● **Written task**
Omit all pictures and transcribe only the lines in the entries below that run from the line with "Give me the D3.js source for this chart." through the line with "const deg=Math.PI/180;".

● **Records for this exercise**
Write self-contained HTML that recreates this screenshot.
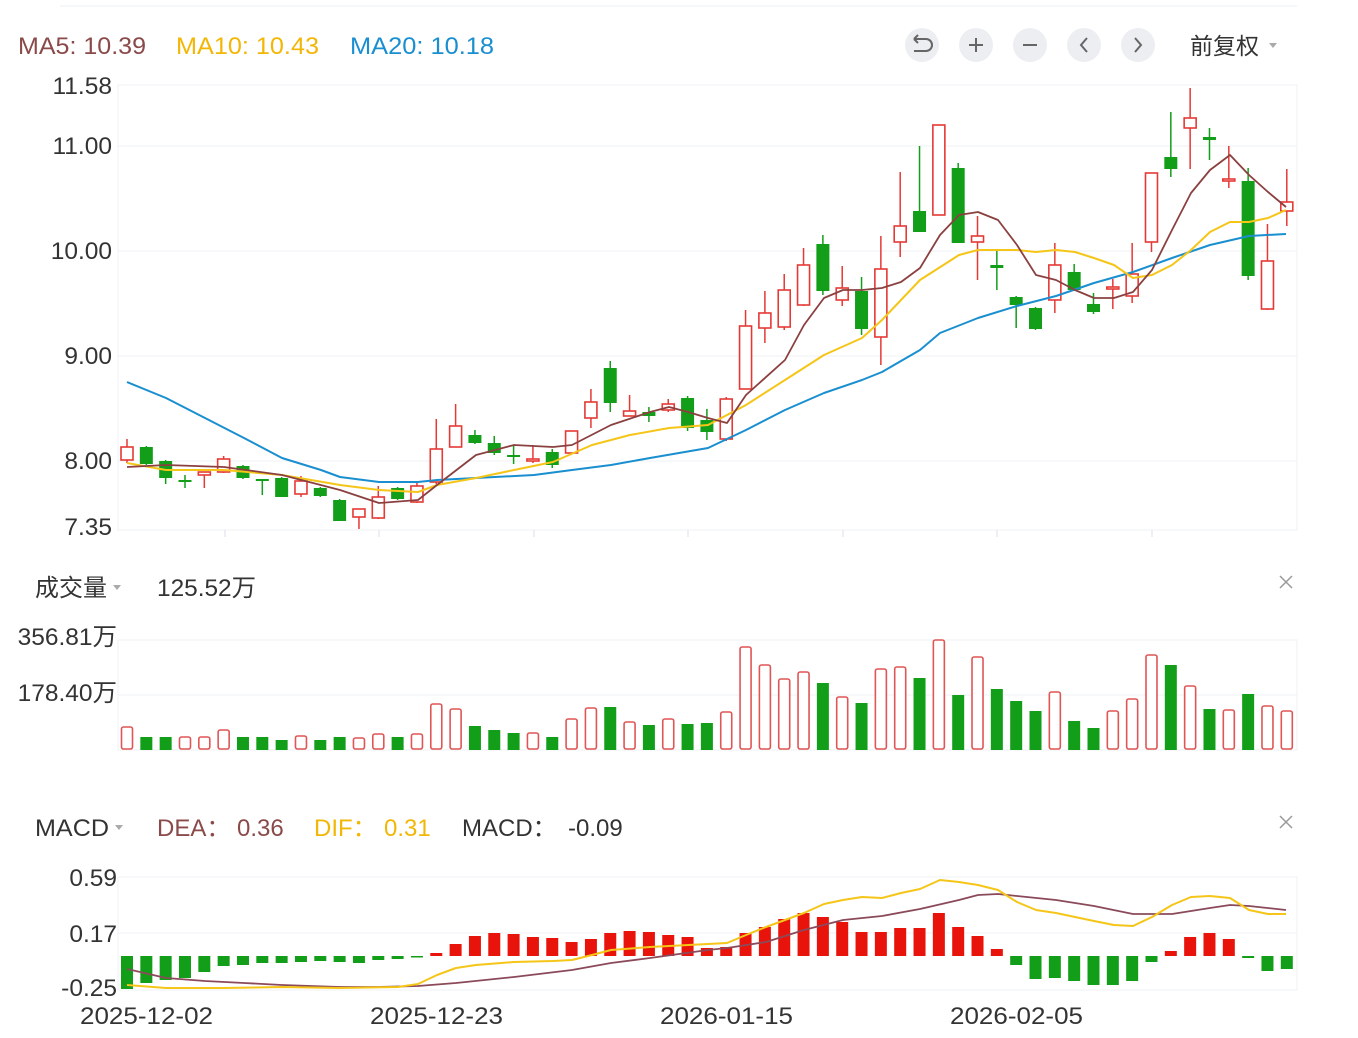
<!DOCTYPE html>
<html><head><meta charset="utf-8"><style>
body{margin:0;background:#fff;width:1358px;height:1038px;overflow:hidden;font-family:"Liberation Sans","Noto Sans CJK SC",sans-serif}
svg{position:absolute;left:0;top:0}
</style></head><body>
<svg id="s" width="1358" height="1038" xmlns="http://www.w3.org/2000/svg" font-family="Liberation Sans, Noto Sans CJK SC, sans-serif">
<rect width="1358" height="1038" fill="#fff"/>
<line x1="60" y1="6" x2="1297" y2="6" stroke="#eceff3"/>
<g font-size="24.5">
<text x="18" y="54" fill="#8b4a4a" textLength="128" lengthAdjust="spacingAndGlyphs">MA5: 10.39</text>
<text x="176" y="54" fill="#f2b705" textLength="143" lengthAdjust="spacingAndGlyphs">MA10: 10.43</text>
<text x="350" y="54" fill="#1a8fd0" textLength="144" lengthAdjust="spacingAndGlyphs">MA20: 10.18</text>
</g>
<g fill="#eceef1">
<circle cx="922" cy="45" r="17"/><circle cx="976" cy="45" r="17"/><circle cx="1030" cy="45" r="17"/><circle cx="1084" cy="45" r="17"/><circle cx="1138" cy="45" r="17"/>
</g>
<g stroke="#666" stroke-width="2" fill="none">
<path d="M914 39 h12 a6 6 0 0 1 0 12 h-12 M914 39 l4 -4 M914 39 l4 4"/>
<path d="M969 45 h14 M976 38 v14"/>
<path d="M1023 45 h14"/>
<path d="M1087 38 l-6 7 l6 7"/>
<path d="M1135 38 l6 7 l-6 7"/>
</g>
<text x="1190" y="54" font-size="23" fill="#333">前复权</text>
<path d="M1269 43 l8 0 l-4 5z" fill="#aaa"/>
<g id="grid" stroke="#edf0f4" fill="none"></g>
<g font-size="24.5" fill="#333" id="lbl"></g>
<g font-size="24">
<text x="35" y="596" fill="#333">成交量</text>
<text x="157" y="596" fill="#333" textLength="99" lengthAdjust="spacingAndGlyphs">125.52万</text>
<text x="35" y="836" fill="#333" textLength="74" lengthAdjust="spacingAndGlyphs">MACD</text>
<text x="157" y="836" fill="#8b4a4a">DEA：</text><text x="237" y="836" fill="#8b4a4a">0.36</text>
<text x="314" y="836" fill="#f2b705">DIF：</text><text x="384" y="836" fill="#f2b705">0.31</text>
<text x="462" y="836" fill="#333">MACD：</text><text x="568" y="836" fill="#333">-0.09</text>
</g>
<path d="M113 585 l8 0 l-4 5z M115 825 l8 0 l-4 5z" fill="#aaa"/>
<g stroke="#999" stroke-width="1.5"><path d="M1280 576 l12 12 M1292 576 l-12 12 M1280 816 l12 12 M1292 816 l-12 12"/></g>
<g id="c"></g>
</svg>
<script>
const NS="http://www.w3.org/2000/svg",c=document.getElementById('c'),g=document.getElementById('grid'),L=document.getElementById('lbl');
function el(p,t,a){const e=document.createElementNS(NS,t);for(const k in a)e.setAttribute(k,a[k]);p.appendChild(e);return e}
function tx(p,x,y,s,a){const e=el(p,'text',Object.assign({x:x,y:y},a||{}));e.textContent=s;return e}
[[85,530],[640,750],[877,990]].forEach(b=>{el(g,'rect',{x:118,y:b[0],width:1179,height:b[1]-b[0]})});
[146,251,356,461].forEach(y=>el(g,'line',{x1:118,x2:1297,y1:y,y2:y}));
el(g,'line',{x1:118,x2:1297,y1:695,y2:695});el(g,'line',{x1:118,x2:1297,y1:933,y2:933});
[225,379,534,688,843,997,1152].forEach(x=>el(g,'line',{x1:x,x2:x,y1:530,y2:537,stroke:'#dde'}));
[["11.58",94],["11.00",154],["10.00",259],["9.00",364],["8.00",469],["7.35",535]].forEach(a=>tx(L,112,a[1],a[0],{'text-anchor':'end'}));
tx(L,117,645,"356.81万",{'text-anchor':'end'});tx(L,117,701,"178.40万",{'text-anchor':'end'});
tx(L,117,886,"0.59",{'text-anchor':'end'});tx(L,117,942,"0.17",{'text-anchor':'end'});tx(L,117,996,"-0.25",{'text-anchor':'end'});
[["2025-12-02",80],["2025-12-23",370],["2026-01-15",660],["2026-02-05",950]].forEach(a=>tx(L,a[1],1024,a[0],{textLength:133,lengthAdjust:'spacingAndGlyphs'}));
const X=i=>127+i*19.33;
const R='#e53935',G='#139e1a';
const K=[['r',447,460,439,463],['g',447,464,446,465],['g',461,478,460,484],['g',480,482,475,488],['r',472,475,472,488],['r',459,472,456,473],['g',466,478,465,479],['g',479,481,479,495],['g',478,497,477,497],['r',481,494,476,497],['g',488,496,487,497],['g',500,521,499,521],['r',509,517,509,529],['r',497,518,486,519],['g',488,499,487,500],['r',486,502,483,503],['r',449,482,419,484],['r',426,447,404,447],['g',435,443,430,444],['g',443,453,436,455],['g',455,457,446,464],['r',459,461,445,463],['g',452,465,449,468],['r',431,453,431,454],['r',402,418,389,428],['g',368,403,361,412],['r',411,416,395,416],['g',412,416,407,422],['r',404,410,399,412],['g',398,428,396,431],['g',420,432,409,440],['r',399,439,397,441],['r',326,389,310,389],['r',313,328,291,343],['r',290,327,274,330],['r',265,305,248,306],['g',244,291,235,295],['r',288,300,266,306],['g',291,329,277,335],['r',269,337,236,365],['r',226,242,172,257],['g',211,232,146,232],['r',125,215,125,215],['g',168,243,163,243],['r',236,242,216,280],['g',265,268,251,290],['g',297,305,296,328],['g',308,329,307,330],['r',265,300,243,313],['g',272,290,264,291],['g',304,312,293,314],['r',287,289,279,309],['r',274,296,243,303],['r',173,242,173,252],['g',157,169,112,177],['r',118,128,88,169],['g',137,140,128,160],['r',179,181,146,188],['g',181,276,168,280],['r',261,309,224,310],['r',202,211,169,226]];
function poly(pts,col,w){el(c,'polyline',{points:pts.map(p=>p.join(',')).join(' '),fill:'none',stroke:col,'stroke-width':w||2,'stroke-linejoin':'round'})}
K.forEach((k,i)=>{const x=X(i),col=k[0]=='r'?R:G;
el(c,'line',{x1:x,x2:x,y1:k[3],y2:k[4],stroke:col,'stroke-width':1.5});
const h=Math.max(k[2]-k[1],2);
if(k[0]=='r')el(c,'rect',{x:x-6,y:k[1],width:12,height:h,fill:'#fff',stroke:col,'stroke-width':1.6});
else el(c,'rect',{x:x-6.5,y:k[1],width:13,height:h,fill:col});});
poly([[127,382],[166,398],[205,418],[244,438],[282,458],[321,470],[340,477],[379,482],[418,482],[437,480],[476,478],[534,475],[572,470],[611,465],[650,458],[708,448],[746,430],[785,410],[824,393],[862,380],[882,372],[920,350],[940,333],[978,318],[1017,306],[1056,296],[1094,283],[1133,272],[1172,258],[1210,245],[1249,236],[1286,234]],'#1a8fd0');
poly([[127,463],[166,470],[224,470],[282,475],[340,485],[379,490],[418,492],[437,485],[476,478],[514,470],[553,462],[592,445],[630,435],[669,428],[708,425],[727,415],[746,405],[785,380],[824,355],[862,338],[882,320],[920,280],[959,255],[978,250],[1017,250],[1036,252],[1056,250],[1075,252],[1094,258],[1114,265],[1133,278],[1152,275],[1172,265],[1191,250],[1210,232],[1230,222],[1249,222],[1268,218],[1286,210]],'#f5c518');
poly([[127,467],[166,465],[224,467],[282,475],[340,490],[379,503],[418,500],[437,485],[476,455],[514,445],[553,447],[572,445],[611,425],[650,412],[669,407],[688,412],[708,418],[727,423],[746,395],[785,360],[804,325],[824,298],[843,290],[862,290],[882,288],[901,282],[920,268],[940,235],[959,215],[978,212],[998,220],[1017,245],[1036,275],[1056,280],[1075,290],[1094,298],[1114,298],[1133,292],[1152,270],[1172,230],[1191,193],[1210,170],[1230,155],[1249,175],[1268,192],[1286,207]],'#8b4040',1.8);
const V="r727 g737 g737 r737 r737 r730 g737 g737 g740 r736 g740 g737 r738 r734 g737 r734 r704 r709 g726 g730 g733 r733 g737 r719 r708 g707 r722 g725 r719 g724 g723 r712 r647 r665 r679 r672 g683 r697 g703 r669 r667 g678 r640 g695 r657 g689 g701 g711 r692 g721 g728 r711 r699 r655 g665 r686 g709 r710 g694 r706 r711".split(' ');
V.forEach((v,i)=>{const x=X(i),t=+v.slice(1);
if(v[0]=='r')el(c,'rect',{x:x-5.5,y:t,width:11,height:749-t,rx:2,fill:'#fff',stroke:'#e05555','stroke-width':1.6});
else el(c,'rect',{x:x-6,y:t,width:12,height:750-t,fill:G});});
const M=[989,983,980,978,972,966,965,963,963,962,961,962,963,960,959,956,953,944,936,933,934,937,938,942,939,933,931,932,935,937,948,947,933,927,919,913,917,922,932,932,928,928,913,927,936,949,965,979,978,981,985,985,981,962,951,937,933,939,958,971,969];
const Z=956;
M.forEach((m,i)=>{const x=X(i);const y=Math.min(m,Z),h=Math.max(Math.abs(m-Z),1.5);
el(c,'rect',{x:x-6,y:y,width:12,height:h,fill:m<Z?'#e8140c':G});});
poly([[127,969],[166,978],[205,981],[244,983],[282,985],[340,987],[379,987],[418,986],[456,983],[514,977],[572,970],[611,963],[650,958],[708,950],[727,948],[766,942],[804,930],[843,920],[882,916],[920,909],[959,900],[978,895],[998,894],[1017,896],[1056,900],[1094,906],[1133,914],[1172,914],[1210,908],[1230,905],[1249,906],[1286,910]],'#8b4a5a',1.8);
poly([[127,985],[166,988],[224,988],[282,987],[340,988],[398,987],[418,984],[437,975],[456,968],[476,965],[514,962],[553,961],[572,960],[592,955],[611,950],[650,947],[708,944],[727,943],[746,935],[766,927],[785,920],[804,913],[824,904],[843,900],[862,897],[882,898],[901,893],[920,889],[940,880],[959,882],[978,885],[998,890],[1017,902],[1036,910],[1056,913],[1075,917],[1094,921],[1114,925],[1133,926],[1152,917],[1172,905],[1191,897],[1210,896],[1230,898],[1249,910],[1268,914],[1286,914]],'#f5c518',2);
</script>
</body></html>
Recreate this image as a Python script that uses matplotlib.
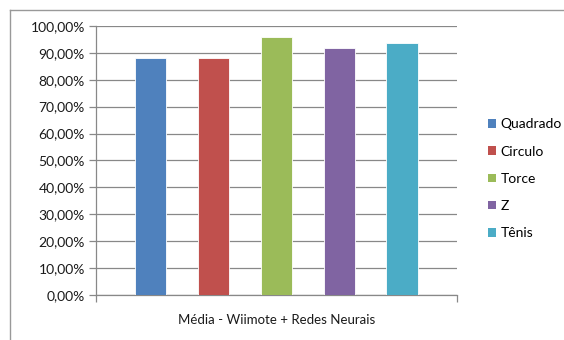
import matplotlib
matplotlib.use("Agg")
import matplotlib.pyplot as plt
from matplotlib.lines import Line2D
from matplotlib.patches import Patch
from matplotlib.ticker import FuncFormatter

# Average accuracy per gesture (Wiimote + neural networks)
gestures = ["Quadrado", "Circulo", "Torce", "Z", "Tênis"]
accuracy = [0.880, 0.880, 0.958, 0.919, 0.936]
colors = ["#4F81BD", "#C0504D", "#9BBB59", "#8064A2", "#4BACC6"]
category = "Média - Wiimote + Redes Neurais"

plt.rcParams["font.family"] = ["Lato", "DejaVu Sans"]

fig = plt.figure(figsize=(5.64, 3.4), dpi=100)
ax = fig.add_axes([0.170, 0.132, 0.640, 0.792])

grid_color = "#888888"
text_color = "#1a1a1a"
for i, (val, col) in enumerate(zip(accuracy, colors)):
    ax.bar(i, val, width=0.5, color=col, edgecolor="white", linewidth=0.6, zorder=3)

ax.set_xlim(-0.87, 4.87)
ax.set_ylim(0, 1.0)
ax.set_yticks([k / 10 for k in range(11)])
ax.yaxis.set_major_formatter(FuncFormatter(lambda v, _: f"{v * 100:.2f}%".replace(".", ",")))
ax.yaxis.grid(True, color=grid_color, linewidth=0.9, zorder=0)

# category axis: ticks only at the outer edges
ax.set_xticks([-0.87, 4.87])
ax.set_xticklabels([])
ax.set_xlabel(category, fontsize=9.5, color=text_color, labelpad=5)

for side in ("top", "right"):
    ax.spines[side].set_visible(False)
for side in ("left", "bottom"):
    ax.spines[side].set_color(grid_color)
    ax.spines[side].set_linewidth(0.9)
ax.tick_params(axis="both", colors=grid_color, length=5, width=0.9)
ax.tick_params(axis="y", labelcolor=text_color, labelsize=10, pad=3)

handles = [Patch(facecolor=c, edgecolor="none") for c in colors]
fig.legend(handles, gestures, loc="center left", bbox_to_anchor=(0.843, 0.474),
           frameon=False, handlelength=0.55, handleheight=0.55,
           handletextpad=0.35, labelspacing=1.1, prop={"size": 10})

# outer chart frame (top and left edges)
fig.add_artist(Line2D([10 / 564, 1.0], [1 - 10 / 340, 1 - 10 / 340],
                      transform=fig.transFigure, color="#999999", linewidth=1))
fig.add_artist(Line2D([10 / 564, 10 / 564], [0.0, 1 - 10 / 340],
                      transform=fig.transFigure, color="#999999", linewidth=1))

fig.savefig("out.png", dpi=100)
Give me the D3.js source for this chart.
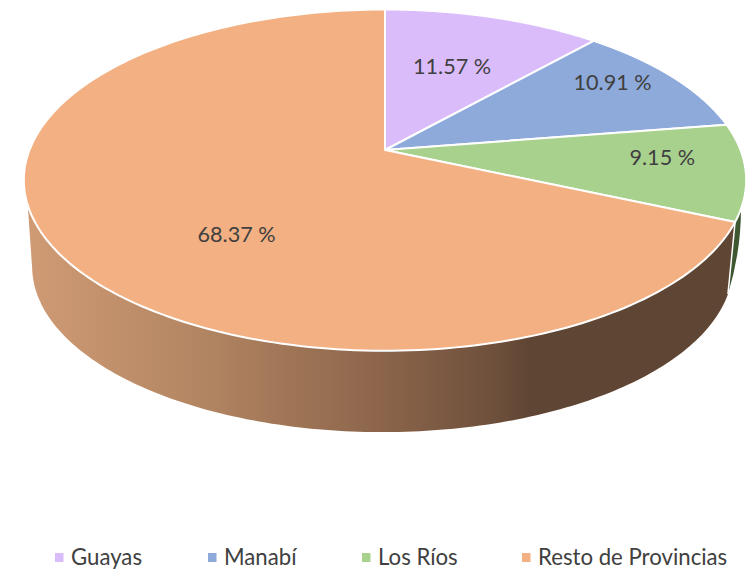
<!DOCTYPE html>
<html><head><meta charset="utf-8">
<script src="https://cdn.jsdelivr.net/npm/d3@7/dist/d3.min.js"></script>
<style>html,body{margin:0;background:#fff}svg{display:block}text{font-family:Lato,"Open Sans",sans-serif;fill:#404040}</style>
</head><body><svg id="c" width="753" height="570"></svg>
<script>
const categories = ["Guayas","Manabí","Los Ríos","Resto de Provincias"];
const values = [11.57,10.91,9.15,68.37];
const labels = ["11.57 %","10.91 %","9.15 %","68.37 %"];
const topColors = ["#dbbcfb","#8eaadb","#a9d18e","#f3b082"];

const cx=385,cy=150,k=-0.1765,a=355.5,b=165.3;
const svg=d3.select("#c");
const pie=d3.pie().value(d=>d).sort(null);
const arcs=pie(values);
const deg=Math.PI/180;

// perspective projection of a unit-disc point (r,theta) onto the page
const sx=d3.scaleLinear().domain([-1,1]).range([cx-a,cx+a]);
const sy=d3.scaleLinear().domain([-1,1]).range([cy-b,cy+b]);
function proj(theta,r=1){
  const u=r*Math.sin(theta),v=-r*Math.cos(theta),d=1+k*v;
  return [sx(u/d),sy(v/d)];
}
// bottom rim: top rim scaled slightly and dropped
const ellCy=180,botS=0.97,botCx=382.5,botCy=266.5;
function projBottom(theta){
  const p=proj(theta);
  return [botCx+(p[0]-cx)*botS, botCy+(p[1]-ellCy)*botS];
}
const line=d3.line();
const samples=(t0,t1,n=160)=>d3.range(n+1).map(i=>t0+(t1-t0)*i/n);

const grad=svg.append("defs").append("linearGradient").attr("id","wall").attr("gradientUnits","userSpaceOnUse")
  .attr("x1",24).attr("x2",745).attr("y1",0).attr("y2",0);
[[0,"#d09b75"],[0.25,"#b28562"],[0.5,"#8b644a"],[0.66,"#6c4f3b"],[0.7,"#5f4533"],[1,"#5f4533"]]
  .forEach(s=>grad.append("stop").attr("offset",s[0]).attr("stop-color",s[1]));

// Los Ríos wall: thin sliver visible at the right edge, slightly bulged outwards
const rios=arcs[2], seamShift=4.4*deg, riosTop=109.6*deg;
const seamBottom=projBottom(rios.endAngle-seamShift);
const riosStart=proj(riosTop);
svg.append("path")
  .attr("d",line(samples(riosTop,rios.endAngle,20).map(t=>proj(t)).concat([seamBottom]))
     +`Q${riosStart[0]},${riosStart[1]+43} ${riosStart[0]},${riosStart[1]}Z`)
  .attr("fill","#3f5730");

// Resto wall: top rim and bottom rim, joined by a straight left silhouette
const resto=arcs[3], topEnd=251.6*deg, botEnd=259*deg;
const restoPts=samples(resto.startAngle,topEnd).map(t=>proj(t))
  .concat(samples(botEnd,resto.startAngle-seamShift).map(projBottom));
svg.append("path").attr("d",line(restoPts)+"Z").attr("fill","url(#wall)");
svg.append("path").attr("d",line([proj(resto.startAngle),seamBottom]))
  .attr("stroke","#fff").attr("stroke-width",1.5).attr("fill","none");

// top faces
arcs.forEach((d,i)=>{
  const pts=[proj(0,0)].concat(samples(d.startAngle,d.endAngle,200).map(t=>proj(t)));
  svg.append("path").attr("d",line(pts)+"Z").attr("fill",topColors[i])
    .attr("stroke","#fff").attr("stroke-width",2).attr("stroke-linejoin","round");
});

// data labels: point on the disc plus manual nudge
const labelR=[0.6,0.8,0.8,0.5], nudge=[[-2,0],[-6,-9],[-10,-10],[8,37]];
arcs.forEach((d,i)=>{
  const p=proj((d.startAngle+d.endAngle)/2,labelR[i]);
  svg.append("text").attr("x",p[0]+nudge[i][0]).attr("y",p[1]+nudge[i][1])
    .attr("text-anchor","middle").attr("dominant-baseline","central")
    .attr("font-size",21.6).text(labels[i]);
});

// legend
const legX=[71,224,378,538];
const lg=svg.append("g");
categories.forEach((c,i)=>{
  lg.append("rect").attr("x",legX[i]-16).attr("y",553).attr("width",8.5).attr("height",9).attr("fill",topColors[i]);
  lg.append("text").attr("x",legX[i]).attr("y",565).attr("font-size",22.2).text(c);
});
</script></body></html>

● **The reply**
Give me the D3.js source for this chart.
<!DOCTYPE html>
<html><head><meta charset="utf-8">
<script src="https://cdn.jsdelivr.net/npm/d3@7/dist/d3.min.js"></script>
<style>html,body{margin:0;background:#fff}svg{display:block}text{font-family:Lato,"Open Sans",sans-serif;fill:#404040}</style>
</head><body><svg id="c" width="753" height="570"></svg>
<script>
const categories = ["Guayas","Manabí","Los Ríos","Resto de Provincias"];
const values = [11.57,10.91,9.15,68.37];
const labels = ["11.57 %","10.91 %","9.15 %","68.37 %"];
const topColors = ["#dbbcfb","#8eaadb","#a9d18e","#f3b082"];

const cx=385,cy=150,k=-0.1765,a=355.5,b=165.3;
const svg=d3.select("#c");
const pie=d3.pie().value(d=>d).sort(null);
const arcs=pie(values);
const deg=Math.PI/180;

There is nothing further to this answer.